# START OF Data

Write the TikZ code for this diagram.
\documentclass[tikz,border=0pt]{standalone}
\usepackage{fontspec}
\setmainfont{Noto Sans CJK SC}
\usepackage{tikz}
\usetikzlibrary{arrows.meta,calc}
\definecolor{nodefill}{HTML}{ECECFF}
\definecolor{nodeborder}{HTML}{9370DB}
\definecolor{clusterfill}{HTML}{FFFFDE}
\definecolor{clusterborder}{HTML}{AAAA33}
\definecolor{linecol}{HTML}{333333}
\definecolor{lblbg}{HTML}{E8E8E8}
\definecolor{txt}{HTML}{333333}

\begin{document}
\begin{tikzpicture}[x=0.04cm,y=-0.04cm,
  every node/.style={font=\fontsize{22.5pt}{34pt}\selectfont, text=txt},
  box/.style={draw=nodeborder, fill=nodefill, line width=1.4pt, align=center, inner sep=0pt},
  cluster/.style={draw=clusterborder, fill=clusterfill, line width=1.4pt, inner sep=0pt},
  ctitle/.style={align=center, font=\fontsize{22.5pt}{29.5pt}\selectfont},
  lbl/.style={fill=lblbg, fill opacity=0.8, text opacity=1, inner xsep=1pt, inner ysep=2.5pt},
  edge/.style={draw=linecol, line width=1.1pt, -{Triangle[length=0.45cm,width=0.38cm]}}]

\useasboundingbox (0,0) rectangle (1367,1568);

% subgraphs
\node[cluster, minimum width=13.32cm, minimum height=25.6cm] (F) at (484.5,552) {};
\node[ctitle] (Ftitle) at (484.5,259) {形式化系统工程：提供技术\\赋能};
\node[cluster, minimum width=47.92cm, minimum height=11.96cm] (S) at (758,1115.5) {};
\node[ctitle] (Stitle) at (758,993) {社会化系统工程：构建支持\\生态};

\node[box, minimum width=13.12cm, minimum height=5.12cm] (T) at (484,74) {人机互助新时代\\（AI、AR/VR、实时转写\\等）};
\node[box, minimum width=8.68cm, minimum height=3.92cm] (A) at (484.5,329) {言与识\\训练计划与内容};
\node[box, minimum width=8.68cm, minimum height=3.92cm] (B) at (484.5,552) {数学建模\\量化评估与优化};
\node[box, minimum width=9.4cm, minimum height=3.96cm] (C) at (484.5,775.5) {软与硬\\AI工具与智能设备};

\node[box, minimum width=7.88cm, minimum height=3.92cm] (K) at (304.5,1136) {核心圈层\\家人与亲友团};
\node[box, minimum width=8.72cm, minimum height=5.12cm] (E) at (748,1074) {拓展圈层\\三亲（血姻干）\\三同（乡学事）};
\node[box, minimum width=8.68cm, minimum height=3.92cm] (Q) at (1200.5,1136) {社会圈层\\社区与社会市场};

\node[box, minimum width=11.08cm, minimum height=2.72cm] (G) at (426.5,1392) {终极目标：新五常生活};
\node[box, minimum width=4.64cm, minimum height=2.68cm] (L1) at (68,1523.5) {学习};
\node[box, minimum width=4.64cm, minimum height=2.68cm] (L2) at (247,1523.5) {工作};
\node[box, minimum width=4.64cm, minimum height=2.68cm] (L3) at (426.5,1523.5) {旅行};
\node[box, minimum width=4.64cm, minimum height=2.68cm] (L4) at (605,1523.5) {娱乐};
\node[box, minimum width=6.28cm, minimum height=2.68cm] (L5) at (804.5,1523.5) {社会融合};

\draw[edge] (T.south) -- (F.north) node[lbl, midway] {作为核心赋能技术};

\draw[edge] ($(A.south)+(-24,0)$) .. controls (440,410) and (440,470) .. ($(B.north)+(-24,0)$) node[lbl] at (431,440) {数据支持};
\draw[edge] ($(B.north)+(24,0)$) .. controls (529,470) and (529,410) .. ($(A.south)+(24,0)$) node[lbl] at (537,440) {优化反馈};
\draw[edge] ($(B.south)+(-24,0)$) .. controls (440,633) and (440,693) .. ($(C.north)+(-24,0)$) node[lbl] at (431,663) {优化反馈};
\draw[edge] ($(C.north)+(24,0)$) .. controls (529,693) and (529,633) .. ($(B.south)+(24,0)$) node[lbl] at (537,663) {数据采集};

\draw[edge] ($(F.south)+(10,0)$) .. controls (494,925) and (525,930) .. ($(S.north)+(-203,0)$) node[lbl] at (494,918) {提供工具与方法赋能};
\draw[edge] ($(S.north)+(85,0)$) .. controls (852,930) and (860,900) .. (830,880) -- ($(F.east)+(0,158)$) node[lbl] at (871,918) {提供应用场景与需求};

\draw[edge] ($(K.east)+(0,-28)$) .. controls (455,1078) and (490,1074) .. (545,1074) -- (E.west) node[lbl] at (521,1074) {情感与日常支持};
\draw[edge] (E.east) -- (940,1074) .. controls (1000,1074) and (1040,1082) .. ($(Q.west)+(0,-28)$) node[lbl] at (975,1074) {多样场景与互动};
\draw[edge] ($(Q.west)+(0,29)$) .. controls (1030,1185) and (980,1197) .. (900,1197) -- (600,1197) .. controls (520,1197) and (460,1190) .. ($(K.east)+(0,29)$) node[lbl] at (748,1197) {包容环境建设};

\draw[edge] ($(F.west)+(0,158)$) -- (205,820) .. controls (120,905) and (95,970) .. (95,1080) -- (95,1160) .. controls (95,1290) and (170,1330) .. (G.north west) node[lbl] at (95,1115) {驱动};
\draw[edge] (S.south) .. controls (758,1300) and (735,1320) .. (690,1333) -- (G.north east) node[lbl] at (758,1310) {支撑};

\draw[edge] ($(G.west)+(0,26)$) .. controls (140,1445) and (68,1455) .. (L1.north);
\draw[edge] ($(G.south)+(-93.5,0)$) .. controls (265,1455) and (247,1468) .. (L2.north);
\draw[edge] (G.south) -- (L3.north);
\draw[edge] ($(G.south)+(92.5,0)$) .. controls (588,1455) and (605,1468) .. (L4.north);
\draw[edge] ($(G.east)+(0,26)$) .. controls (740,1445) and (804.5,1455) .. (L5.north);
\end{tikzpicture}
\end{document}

# END OF Data

* _Set task_
Please repeat word for word the lines above that run from the beginning through the line containing "(Stitle) at (758,993)", keeping both the first and that last line.

* _Completed exercise_
Write the TikZ code for this diagram.
\documentclass[tikz,border=0pt]{standalone}
\usepackage{fontspec}
\setmainfont{Noto Sans CJK SC}
\usepackage{tikz}
\usetikzlibrary{arrows.meta,calc}
\definecolor{nodefill}{HTML}{ECECFF}
\definecolor{nodeborder}{HTML}{9370DB}
\definecolor{clusterfill}{HTML}{FFFFDE}
\definecolor{clusterborder}{HTML}{AAAA33}
\definecolor{linecol}{HTML}{333333}
\definecolor{lblbg}{HTML}{E8E8E8}
\definecolor{txt}{HTML}{333333}

\begin{document}
\begin{tikzpicture}[x=0.04cm,y=-0.04cm,
  every node/.style={font=\fontsize{22.5pt}{34pt}\selectfont, text=txt},
  box/.style={draw=nodeborder, fill=nodefill, line width=1.4pt, align=center, inner sep=0pt},
  cluster/.style={draw=clusterborder, fill=clusterfill, line width=1.4pt, inner sep=0pt},
  ctitle/.style={align=center, font=\fontsize{22.5pt}{29.5pt}\selectfont},
  lbl/.style={fill=lblbg, fill opacity=0.8, text opacity=1, inner xsep=1pt, inner ysep=2.5pt},
  edge/.style={draw=linecol, line width=1.1pt, -{Triangle[length=0.45cm,width=0.38cm]}}]

\useasboundingbox (0,0) rectangle (1367,1568);

% subgraphs
\node[cluster, minimum width=13.32cm, minimum height=25.6cm] (F) at (484.5,552) {};
\node[ctitle] (Ftitle) at (484.5,259) {形式化系统工程：提供技术\\赋能};
\node[cluster, minimum width=47.92cm, minimum height=11.96cm] (S) at (758,1115.5) {};
\node[ctitle] (Stitle) at (758,993) {社会化系统工程：构建支持\\生态};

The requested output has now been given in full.